In a discussion at the Capitol Event Center in Sacramento, a panel comprised of Blanco, Elk Grove Mayor Steve Ly, and California State Director of Immigrant Integration Daniel Torres examined what lessons, both positive and negative, California might hold for other parts of America that haven’t previously been stirred and shaped by major immigrant tides.

Moderator Foon Rhee, columnist and associate editor of The Sacramento Bee, opened the discussion by observing that, though immigration obviously is a major issue in the United States, much contemporary debate has focused on “who to let in and who to keep out.” That narrow focus has excluded more serious discussions about what sort of programs and policies can help immigrants gain citizenship, assimilate into civic life, and acquire the tools they need to gain an education, get a job, and perhaps eventually become citizens.

Torres—whose job title was created in 2015, and may be the first of its kind in any state—said that having Trump in the White House “certainly added new challenges” for California’s governor and the state’s efforts to integrate immigrants. Among the most conspicuously red-hot of those challenges has been the battle over the fate of DACA recipients (Deferred Action for Childhood Arrivals), the so-called Dreamers. Torres briefly catalogued the legal skirmishes that have ensued as the Trump administration has tossed the issue to a stalemated Congress, while lawsuits and court injunctions have afforded the Dreamers some temporary protection from deportation.

“The real question is how do we find a path forward for DACA recipients to citizenship,” Torres said. Over the last 17 years, and particularly in the last several years, California has been studying programs to help immigrants get access to college, and to stay there through in-state tuition and affordable private loans, Torres said. The state has made enormous investments toward these ends, he continued, but the sheer diversity of immigrants—political refugees, undocumented workers, green card holders, Temporary Protected Status migrants, and so on—means that there’s no one-size-fits-all solution for advancing their education.

Finding affordable housing is another big challenge for many immigrants. “There’s not one universal problem,” Torres said.

Blanco, who handles immigrant legal services for the UC system, said that her job, too, has changed in the aftermath of the 2016 presidential election. When she started in her present assignment, “there was a moment of optimism.”

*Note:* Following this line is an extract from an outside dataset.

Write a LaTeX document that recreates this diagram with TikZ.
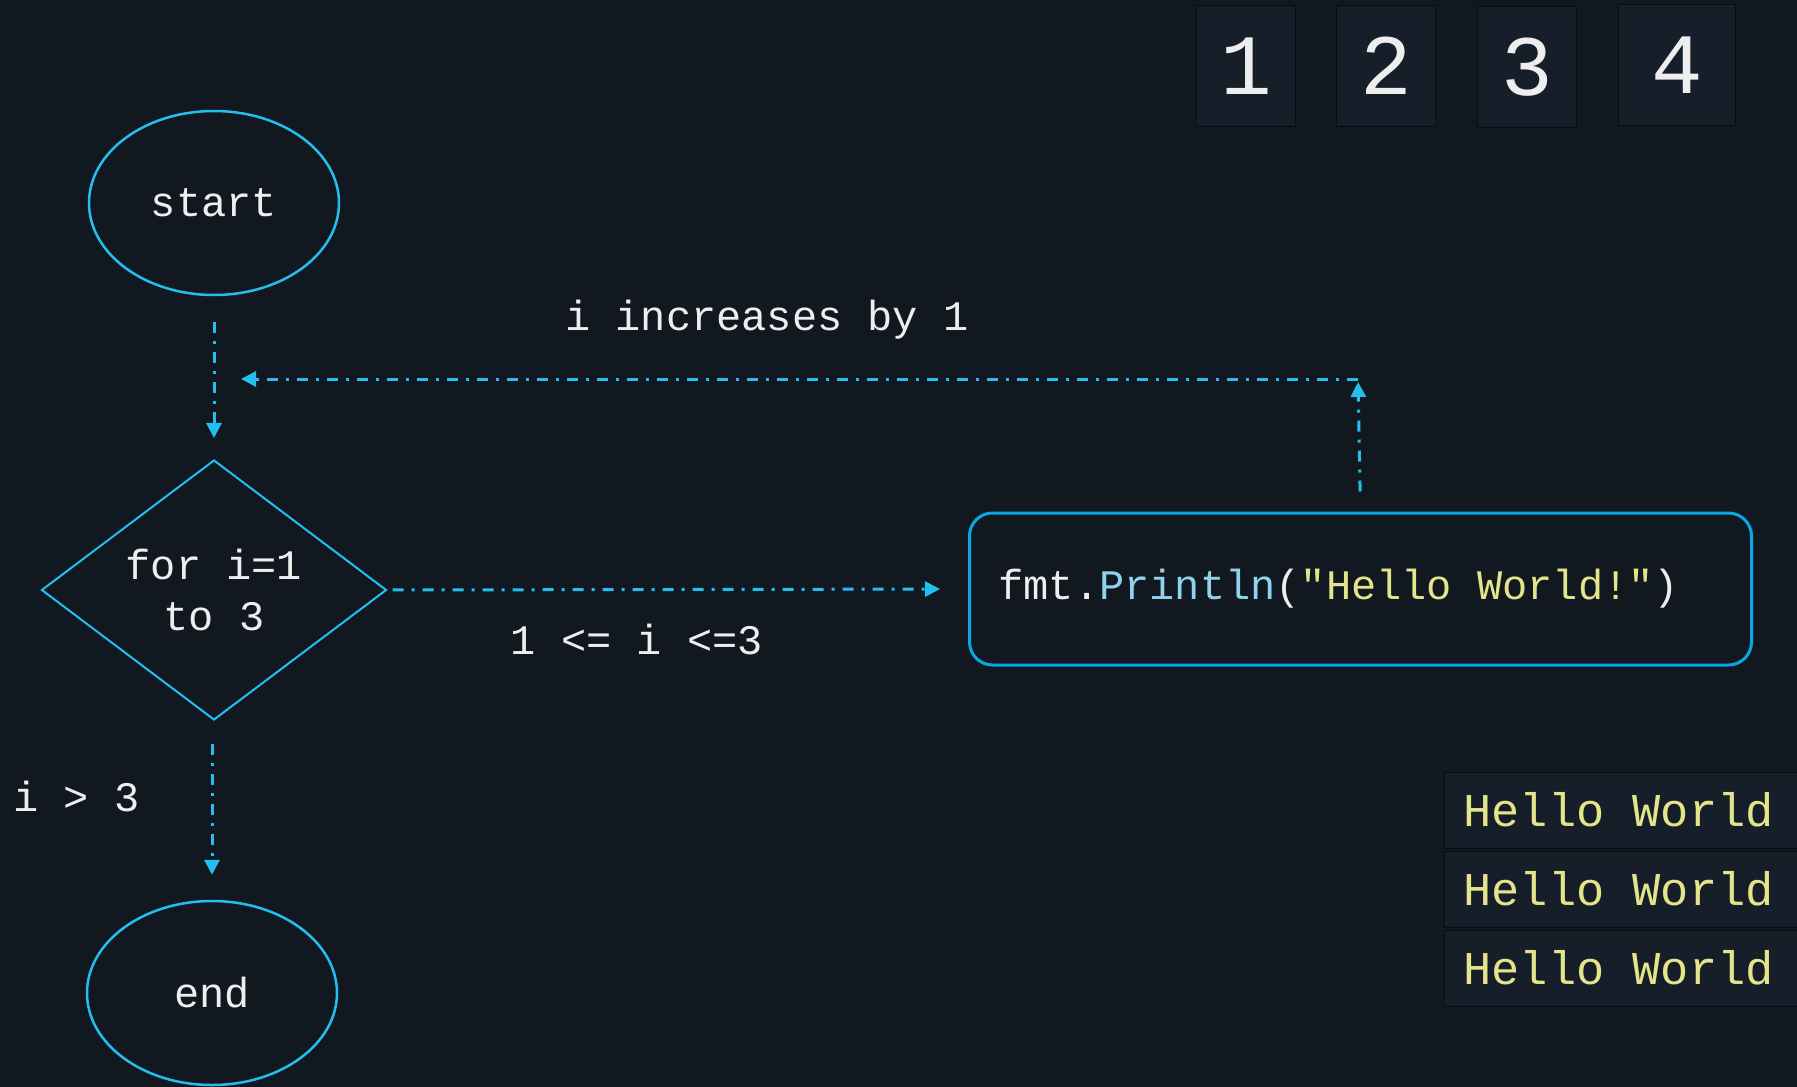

“It felt like we were really helping with the higher education mission of the university,” she said.

After Trump’s election, “the mood really changed among the students,” particularly as the new administration made clear that it would be tracking down not only convicted criminals who were living illegally in the United States, but also otherwise law-abiding immigrants, including parents and their children.

The federal government’s policy of vacuuming up as many undocumented immigrants as possible has instilled fear among many students, resulting in fewer of them applying for DACA status. In some cases, Blanco said, there have been drops in college enrollment. Meanwhile, Blanco’s center has bulked up from five lawyers to nine to meet heightened demand; her office expects to open around 1,400 cases this year alone.

Asked by Rhee whether any UC students have been caught up in ICE raids, Blanco replied that one UC Berkeley student who allegedly had overstayed his visa was arrested off campus, after being detained at a Southern California checkpoint. He later was released on bond by an immigration judge, and has returned to class.

“That news as you can imagine spread like wildfire throughout the campuses, and it really affected a lot of the students,” Blanco said. If Congress doesn’t act soon to resolve the DACA standoff, states like California will have invested years of education funding in students who legally won’t be able to get work once they graduate.

“I’m very concerned that people won’t even feel motivated to apply to college if they feel that nothing is going to be waiting for them,” said Blanco, who is working with foundations to create a fund so that, in addition to UC, the California State University campuses and community colleges can apply for more legal and other services for their immigrant student populations.

Ly, the Elk Grove mayor, was asked about his personal story, as an immigrant whose parents are Hmong refugees from Laos. Ly said that when he first ran for public office he received hate messages saying things like, “Refugee go back home.” Some people told him that he and his fellow “hillbillies” from the mountain villages of Southeast Asia were bound to fail.

Ly resolved that he would help other immigrants like his family. Elk Grove currently partners with non-profit organizations to help create more housing for more immigrants. Local law enforcement in his city also fosters a constant open exchange with local immigrant communities.

“That really just reinforces the reasons why I am in public service,” said Ly. “It’s really to give voice to the voiceless.” The success of Hmong migrants in the United States has shown other refugee populations that they, too, can make it here, he added, and that someone who only just arrived in the United States belongs as much as anyone.

“If you came here 150 years ago it doesn’t mean you have more rights,” Ly said.

Asked by Rhee what sort of other programs the state should support to integrate immigrants, Torres stressed the importance of civic engagement, and of immigrants knowing about their rights.

“It’s one thing to have ready-to-go lawyers, but we need people to actually talk to them, so they know what their rights are in case of a raid,” he said. It also is vital for California to prepare immigrants to participate in the upcoming U.S. Census, so that they are accurately counted.

Blanco said it was vital not only for immigrants to vote, but also to “show up at all levels of society.”

Ly, responding to a question from an audience member about how best to assist the growing numbers of refugees from Afghanistan who are settling in the Sacramento area, said it’s important for Americans to understand that refugees don’t necessarily come to the United States by choice. Rather, the foreign policy and military actions of the U.S. government end up driving people from faraway lands out of their homes (as was the case of the Hmong after the U.S. retreated in failure from the Vietnam War). Some of these political and humanitarian refugees helped safeguard American lives, as did Ly’s father, whose job during the war was to rescue shot-down U.S. pilots and, when needed, retrieve their bodies.

Another audience member raised concern about ICE officers who show up wearing local police badges, a tactic that confuses (and, some would say, deliberately misleads) immigrants. Police officials in some California municipalities have complained that ICE’s maneuver also makes immigrants conflate federal agents with their street-corner officer, which can lead to less community cooperation with local police.

“There really hasn’t been much that we can do to change the way that ICE brands itself,” Torres conceded, emphasizing that it was important for immigrants to know that police need a warrant to enter your house, for example.

A final audience member asked how, exactly, the panelists would define the phrase “sanctuary city.” It is, Torres responded, a “highly contested” term that dates back to the 1970s and ’80s, when a number of churches and faith-based organizations were providing protection and advocacy for refugees from places like war-ravaged Central America. Lately, the term has “been turned upside-down” by the federal government, Torres said.

But he suggested that California—a place with its own long, troubled legacy of anti-immigrant discrimination and violence—would continue to abide by its pro-immigrant values.

“We’re going to stick to a frame of being a welcoming state,” he said.